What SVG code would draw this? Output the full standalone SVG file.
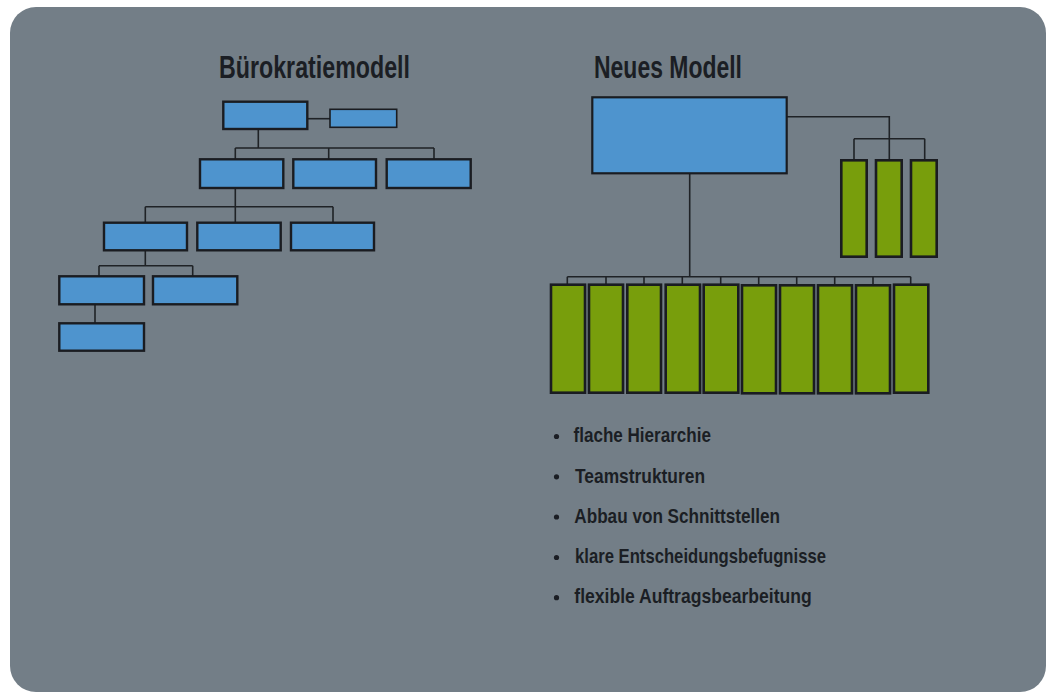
---
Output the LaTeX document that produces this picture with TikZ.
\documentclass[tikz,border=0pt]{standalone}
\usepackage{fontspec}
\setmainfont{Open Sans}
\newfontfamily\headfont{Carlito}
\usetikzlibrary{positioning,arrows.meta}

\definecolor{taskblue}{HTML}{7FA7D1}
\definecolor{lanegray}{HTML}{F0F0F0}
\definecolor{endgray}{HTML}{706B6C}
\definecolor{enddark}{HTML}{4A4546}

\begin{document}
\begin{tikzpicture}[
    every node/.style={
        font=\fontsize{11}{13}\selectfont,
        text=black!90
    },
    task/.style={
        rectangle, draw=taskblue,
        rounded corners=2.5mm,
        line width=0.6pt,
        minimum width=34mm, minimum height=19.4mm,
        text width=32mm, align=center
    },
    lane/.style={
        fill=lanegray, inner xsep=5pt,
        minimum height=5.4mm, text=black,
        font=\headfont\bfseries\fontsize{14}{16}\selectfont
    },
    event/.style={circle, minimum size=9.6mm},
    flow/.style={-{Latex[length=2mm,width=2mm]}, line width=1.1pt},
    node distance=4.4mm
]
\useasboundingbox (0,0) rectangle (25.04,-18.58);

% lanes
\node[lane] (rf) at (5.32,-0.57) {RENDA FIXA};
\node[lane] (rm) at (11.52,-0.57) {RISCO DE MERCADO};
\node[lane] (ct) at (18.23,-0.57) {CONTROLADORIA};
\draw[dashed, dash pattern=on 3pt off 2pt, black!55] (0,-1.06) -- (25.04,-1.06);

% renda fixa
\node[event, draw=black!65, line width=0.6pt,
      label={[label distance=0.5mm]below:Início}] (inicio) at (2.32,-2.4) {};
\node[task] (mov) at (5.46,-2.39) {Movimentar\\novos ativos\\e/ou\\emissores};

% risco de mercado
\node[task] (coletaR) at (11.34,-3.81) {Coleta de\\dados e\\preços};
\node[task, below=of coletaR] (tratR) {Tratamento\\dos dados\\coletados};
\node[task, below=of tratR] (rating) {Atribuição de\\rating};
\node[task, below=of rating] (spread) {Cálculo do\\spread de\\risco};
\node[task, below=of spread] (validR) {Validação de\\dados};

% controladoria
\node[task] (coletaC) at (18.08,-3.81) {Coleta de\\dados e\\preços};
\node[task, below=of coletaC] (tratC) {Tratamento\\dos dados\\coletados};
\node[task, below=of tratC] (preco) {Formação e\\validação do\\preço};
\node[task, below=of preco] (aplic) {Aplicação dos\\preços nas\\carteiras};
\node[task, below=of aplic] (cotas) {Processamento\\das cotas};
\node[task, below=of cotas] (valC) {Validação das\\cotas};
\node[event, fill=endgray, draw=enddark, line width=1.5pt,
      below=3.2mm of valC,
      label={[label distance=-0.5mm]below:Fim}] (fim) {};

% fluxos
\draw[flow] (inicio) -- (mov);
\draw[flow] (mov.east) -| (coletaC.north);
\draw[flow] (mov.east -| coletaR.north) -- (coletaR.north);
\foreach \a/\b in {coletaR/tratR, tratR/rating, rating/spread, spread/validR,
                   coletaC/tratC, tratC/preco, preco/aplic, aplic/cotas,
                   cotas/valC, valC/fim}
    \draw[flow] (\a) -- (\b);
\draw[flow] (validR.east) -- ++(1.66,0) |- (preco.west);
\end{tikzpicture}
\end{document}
* * *
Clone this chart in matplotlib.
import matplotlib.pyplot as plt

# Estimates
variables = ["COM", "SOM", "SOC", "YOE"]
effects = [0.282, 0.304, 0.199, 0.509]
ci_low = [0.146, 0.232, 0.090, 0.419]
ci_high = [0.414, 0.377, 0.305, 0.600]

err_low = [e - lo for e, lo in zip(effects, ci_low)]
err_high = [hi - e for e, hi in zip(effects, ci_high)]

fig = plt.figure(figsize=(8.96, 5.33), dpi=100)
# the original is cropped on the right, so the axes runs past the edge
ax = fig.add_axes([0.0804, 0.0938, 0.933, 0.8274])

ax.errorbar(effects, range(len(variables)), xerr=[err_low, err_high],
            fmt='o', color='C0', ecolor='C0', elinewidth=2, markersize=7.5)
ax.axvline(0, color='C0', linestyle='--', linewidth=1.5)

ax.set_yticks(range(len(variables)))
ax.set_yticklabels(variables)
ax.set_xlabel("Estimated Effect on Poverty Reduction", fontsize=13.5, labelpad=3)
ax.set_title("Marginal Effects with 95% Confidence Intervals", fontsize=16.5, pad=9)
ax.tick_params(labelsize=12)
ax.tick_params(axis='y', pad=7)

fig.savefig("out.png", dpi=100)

● **Given request**: Select every line where the word "this" occurs.

● **Finished task**:
What SVG code would draw this? Output the full standalone SVG file.
Output the LaTeX document that produces this picture with TikZ.
Clone this chart in matplotlib.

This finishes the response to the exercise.